What to do:
Print out the material that follows word for word.

Data section:
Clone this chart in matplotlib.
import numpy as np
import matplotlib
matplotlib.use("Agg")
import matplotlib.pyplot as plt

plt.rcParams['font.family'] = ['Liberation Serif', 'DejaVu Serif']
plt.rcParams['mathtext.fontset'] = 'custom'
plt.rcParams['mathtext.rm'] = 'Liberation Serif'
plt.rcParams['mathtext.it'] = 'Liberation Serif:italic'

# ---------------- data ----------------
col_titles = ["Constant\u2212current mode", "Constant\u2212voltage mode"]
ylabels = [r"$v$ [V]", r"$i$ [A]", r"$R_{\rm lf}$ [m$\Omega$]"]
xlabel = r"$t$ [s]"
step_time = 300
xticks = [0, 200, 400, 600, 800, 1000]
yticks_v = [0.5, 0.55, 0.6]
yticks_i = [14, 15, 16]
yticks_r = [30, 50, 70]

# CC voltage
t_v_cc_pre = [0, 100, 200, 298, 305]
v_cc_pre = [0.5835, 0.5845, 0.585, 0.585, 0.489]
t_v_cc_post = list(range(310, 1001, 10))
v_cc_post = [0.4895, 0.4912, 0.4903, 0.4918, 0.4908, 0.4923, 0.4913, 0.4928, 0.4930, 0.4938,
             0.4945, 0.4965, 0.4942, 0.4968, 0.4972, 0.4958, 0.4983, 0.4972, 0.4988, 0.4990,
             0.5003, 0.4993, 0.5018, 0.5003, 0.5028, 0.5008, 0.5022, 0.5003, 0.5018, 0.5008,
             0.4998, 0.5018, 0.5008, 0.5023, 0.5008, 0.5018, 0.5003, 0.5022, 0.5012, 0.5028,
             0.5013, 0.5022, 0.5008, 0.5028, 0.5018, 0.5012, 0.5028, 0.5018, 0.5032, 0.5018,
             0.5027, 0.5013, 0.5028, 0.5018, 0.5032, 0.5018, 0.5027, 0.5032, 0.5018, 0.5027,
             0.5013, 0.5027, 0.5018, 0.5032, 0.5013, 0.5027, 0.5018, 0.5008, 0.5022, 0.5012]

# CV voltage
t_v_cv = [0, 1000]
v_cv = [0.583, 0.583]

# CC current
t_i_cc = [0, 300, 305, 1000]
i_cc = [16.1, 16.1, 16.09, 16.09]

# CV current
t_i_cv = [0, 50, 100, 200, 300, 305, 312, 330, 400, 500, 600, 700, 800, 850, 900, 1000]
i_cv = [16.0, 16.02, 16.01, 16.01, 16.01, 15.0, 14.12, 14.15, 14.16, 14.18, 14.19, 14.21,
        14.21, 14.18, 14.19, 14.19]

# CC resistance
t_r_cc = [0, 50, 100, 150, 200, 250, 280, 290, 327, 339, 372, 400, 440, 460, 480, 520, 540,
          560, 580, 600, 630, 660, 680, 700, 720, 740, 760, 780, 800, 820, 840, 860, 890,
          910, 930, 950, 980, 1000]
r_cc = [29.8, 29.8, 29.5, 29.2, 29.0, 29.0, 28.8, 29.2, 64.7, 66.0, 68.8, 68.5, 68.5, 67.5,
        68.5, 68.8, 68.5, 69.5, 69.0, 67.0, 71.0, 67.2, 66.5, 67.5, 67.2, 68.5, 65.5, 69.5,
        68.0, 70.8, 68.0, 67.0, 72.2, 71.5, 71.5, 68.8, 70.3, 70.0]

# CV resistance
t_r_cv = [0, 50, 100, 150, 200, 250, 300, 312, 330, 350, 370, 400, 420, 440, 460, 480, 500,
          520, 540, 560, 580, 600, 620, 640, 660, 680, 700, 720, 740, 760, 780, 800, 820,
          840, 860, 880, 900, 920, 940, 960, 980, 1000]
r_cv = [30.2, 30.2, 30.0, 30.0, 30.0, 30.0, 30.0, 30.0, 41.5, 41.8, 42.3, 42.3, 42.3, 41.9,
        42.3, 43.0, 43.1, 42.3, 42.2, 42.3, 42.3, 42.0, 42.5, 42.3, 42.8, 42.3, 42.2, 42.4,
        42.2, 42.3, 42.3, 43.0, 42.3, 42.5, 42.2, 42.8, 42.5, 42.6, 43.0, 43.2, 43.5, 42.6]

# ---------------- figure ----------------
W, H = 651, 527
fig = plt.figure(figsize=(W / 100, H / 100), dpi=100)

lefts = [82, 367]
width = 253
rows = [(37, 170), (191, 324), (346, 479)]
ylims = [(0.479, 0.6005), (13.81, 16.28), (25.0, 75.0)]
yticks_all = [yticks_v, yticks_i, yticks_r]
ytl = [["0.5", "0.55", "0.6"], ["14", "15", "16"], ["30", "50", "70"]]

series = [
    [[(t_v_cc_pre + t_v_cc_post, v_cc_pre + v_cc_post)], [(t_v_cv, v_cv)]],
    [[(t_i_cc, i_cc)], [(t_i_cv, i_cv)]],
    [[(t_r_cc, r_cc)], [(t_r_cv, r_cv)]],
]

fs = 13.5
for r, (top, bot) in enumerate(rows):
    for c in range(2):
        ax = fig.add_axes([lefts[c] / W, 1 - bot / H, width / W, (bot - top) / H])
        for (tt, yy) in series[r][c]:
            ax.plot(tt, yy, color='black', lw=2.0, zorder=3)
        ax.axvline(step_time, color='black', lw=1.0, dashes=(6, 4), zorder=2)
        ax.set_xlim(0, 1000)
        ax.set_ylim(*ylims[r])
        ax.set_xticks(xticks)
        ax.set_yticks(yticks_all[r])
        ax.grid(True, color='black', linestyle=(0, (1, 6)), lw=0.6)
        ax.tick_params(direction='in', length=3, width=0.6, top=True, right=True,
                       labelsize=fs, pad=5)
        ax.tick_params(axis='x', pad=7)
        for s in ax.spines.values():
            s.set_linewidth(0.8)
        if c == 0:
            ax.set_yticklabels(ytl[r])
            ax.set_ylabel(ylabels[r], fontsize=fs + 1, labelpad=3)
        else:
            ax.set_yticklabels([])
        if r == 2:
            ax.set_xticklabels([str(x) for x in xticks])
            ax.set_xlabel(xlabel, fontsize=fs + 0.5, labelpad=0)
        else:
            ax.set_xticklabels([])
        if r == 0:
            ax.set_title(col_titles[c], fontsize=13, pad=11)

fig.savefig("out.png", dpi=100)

Solution:
Clone this chart in matplotlib.
import numpy as np
import matplotlib
matplotlib.use("Agg")
import matplotlib.pyplot as plt

plt.rcParams['font.family'] = ['Liberation Serif', 'DejaVu Serif']
plt.rcParams['mathtext.fontset'] = 'custom'
plt.rcParams['mathtext.rm'] = 'Liberation Serif'
plt.rcParams['mathtext.it'] = 'Liberation Serif:italic'

# ---------------- data ----------------
col_titles = ["Constant\u2212current mode", "Constant\u2212voltage mode"]
ylabels = [r"$v$ [V]", r"$i$ [A]", r"$R_{\rm lf}$ [m$\Omega$]"]
xlabel = r"$t$ [s]"
step_time = 300
xticks = [0, 200, 400, 600, 800, 1000]
yticks_v = [0.5, 0.55, 0.6]
yticks_i = [14, 15, 16]
yticks_r = [30, 50, 70]

# CC voltage
t_v_cc_pre = [0, 100, 200, 298, 305]
v_cc_pre = [0.5835, 0.5845, 0.585, 0.585, 0.489]
t_v_cc_post = list(range(310, 1001, 10))
v_cc_post = [0.4895, 0.4912, 0.4903, 0.4918, 0.4908, 0.4923, 0.4913, 0.4928, 0.4930, 0.4938,
             0.4945, 0.4965, 0.4942, 0.4968, 0.4972, 0.4958, 0.4983, 0.4972, 0.4988, 0.4990,
             0.5003, 0.4993, 0.5018, 0.5003, 0.5028, 0.5008, 0.5022, 0.5003, 0.5018, 0.5008,
             0.4998, 0.5018, 0.5008, 0.5023, 0.5008, 0.5018, 0.5003, 0.5022, 0.5012, 0.5028,
             0.5013, 0.5022, 0.5008, 0.5028, 0.5018, 0.5012, 0.5028, 0.5018, 0.5032, 0.5018,
             0.5027, 0.5013, 0.5028, 0.5018, 0.5032, 0.5018, 0.5027, 0.5032, 0.5018, 0.5027,
             0.5013, 0.5027, 0.5018, 0.5032, 0.5013, 0.5027, 0.5018, 0.5008, 0.5022, 0.5012]

# CV voltage
t_v_cv = [0, 1000]
v_cv = [0.583, 0.583]

# CC current
t_i_cc = [0, 300, 305, 1000]
i_cc = [16.1, 16.1, 16.09, 16.09]

# CV current
t_i_cv = [0, 50, 100, 200, 300, 305, 312, 330, 400, 500, 600, 700, 800, 850, 900, 1000]
i_cv = [16.0, 16.02, 16.01, 16.01, 16.01, 15.0, 14.12, 14.15, 14.16, 14.18, 14.19, 14.21,
        14.21, 14.18, 14.19, 14.19]

# CC resistance
t_r_cc = [0, 50, 100, 150, 200, 250, 280, 290, 327, 339, 372, 400, 440, 460, 480, 520, 540,
          560, 580, 600, 630, 660, 680, 700, 720, 740, 760, 780, 800, 820, 840, 860, 890,
          910, 930, 950, 980, 1000]
r_cc = [29.8, 29.8, 29.5, 29.2, 29.0, 29.0, 28.8, 29.2, 64.7, 66.0, 68.8, 68.5, 68.5, 67.5,
        68.5, 68.8, 68.5, 69.5, 69.0, 67.0, 71.0, 67.2, 66.5, 67.5, 67.2, 68.5, 65.5, 69.5,
        68.0, 70.8, 68.0, 67.0, 72.2, 71.5, 71.5, 68.8, 70.3, 70.0]

# CV resistance
t_r_cv = [0, 50, 100, 150, 200, 250, 300, 312, 330, 350, 370, 400, 420, 440, 460, 480, 500,
          520, 540, 560, 580, 600, 620, 640, 660, 680, 700, 720, 740, 760, 780, 800, 820,
          840, 860, 880, 900, 920, 940, 960, 980, 1000]
r_cv = [30.2, 30.2, 30.0, 30.0, 30.0, 30.0, 30.0, 30.0, 41.5, 41.8, 42.3, 42.3, 42.3, 41.9,
        42.3, 43.0, 43.1, 42.3, 42.2, 42.3, 42.3, 42.0, 42.5, 42.3, 42.8, 42.3, 42.2, 42.4,
        42.2, 42.3, 42.3, 43.0, 42.3, 42.5, 42.2, 42.8, 42.5, 42.6, 43.0, 43.2, 43.5, 42.6]

# ---------------- figure ----------------
W, H = 651, 527
fig = plt.figure(figsize=(W / 100, H / 100), dpi=100)

lefts = [82, 367]
width = 253
rows = [(37, 170), (191, 324), (346, 479)]
ylims = [(0.479, 0.6005), (13.81, 16.28), (25.0, 75.0)]
yticks_all = [yticks_v, yticks_i, yticks_r]
ytl = [["0.5", "0.55", "0.6"], ["14", "15", "16"], ["30", "50", "70"]]

series = [
    [[(t_v_cc_pre + t_v_cc_post, v_cc_pre + v_cc_post)], [(t_v_cv, v_cv)]],
    [[(t_i_cc, i_cc)], [(t_i_cv, i_cv)]],
    [[(t_r_cc, r_cc)], [(t_r_cv, r_cv)]],
]

fs = 13.5
for r, (top, bot) in enumerate(rows):
    for c in range(2):
        ax = fig.add_axes([lefts[c] / W, 1 - bot / H, width / W, (bot - top) / H])
        for (tt, yy) in series[r][c]:
            ax.plot(tt, yy, color='black', lw=2.0, zorder=3)
        ax.axvline(step_time, color='black', lw=1.0, dashes=(6, 4), zorder=2)
        ax.set_xlim(0, 1000)
        ax.set_ylim(*ylims[r])
        ax.set_xticks(xticks)
        ax.set_yticks(yticks_all[r])
        ax.grid(True, color='black', linestyle=(0, (1, 6)), lw=0.6)
        ax.tick_params(direction='in', length=3, width=0.6, top=True, right=True,
                       labelsize=fs, pad=5)
        ax.tick_params(axis='x', pad=7)
        for s in ax.spines.values():
            s.set_linewidth(0.8)
        if c == 0:
            ax.set_yticklabels(ytl[r])
            ax.set_ylabel(ylabels[r], fontsize=fs + 1, labelpad=3)
        else:
            ax.set_yticklabels([])
        if r == 2:
            ax.set_xticklabels([str(x) for x in xticks])
            ax.set_xlabel(xlabel, fontsize=fs + 0.5, labelpad=0)
        else:
            ax.set_xticklabels([])
        if r == 0:
            ax.set_title(col_titles[c], fontsize=13, pad=11)

fig.savefig("out.png", dpi=100)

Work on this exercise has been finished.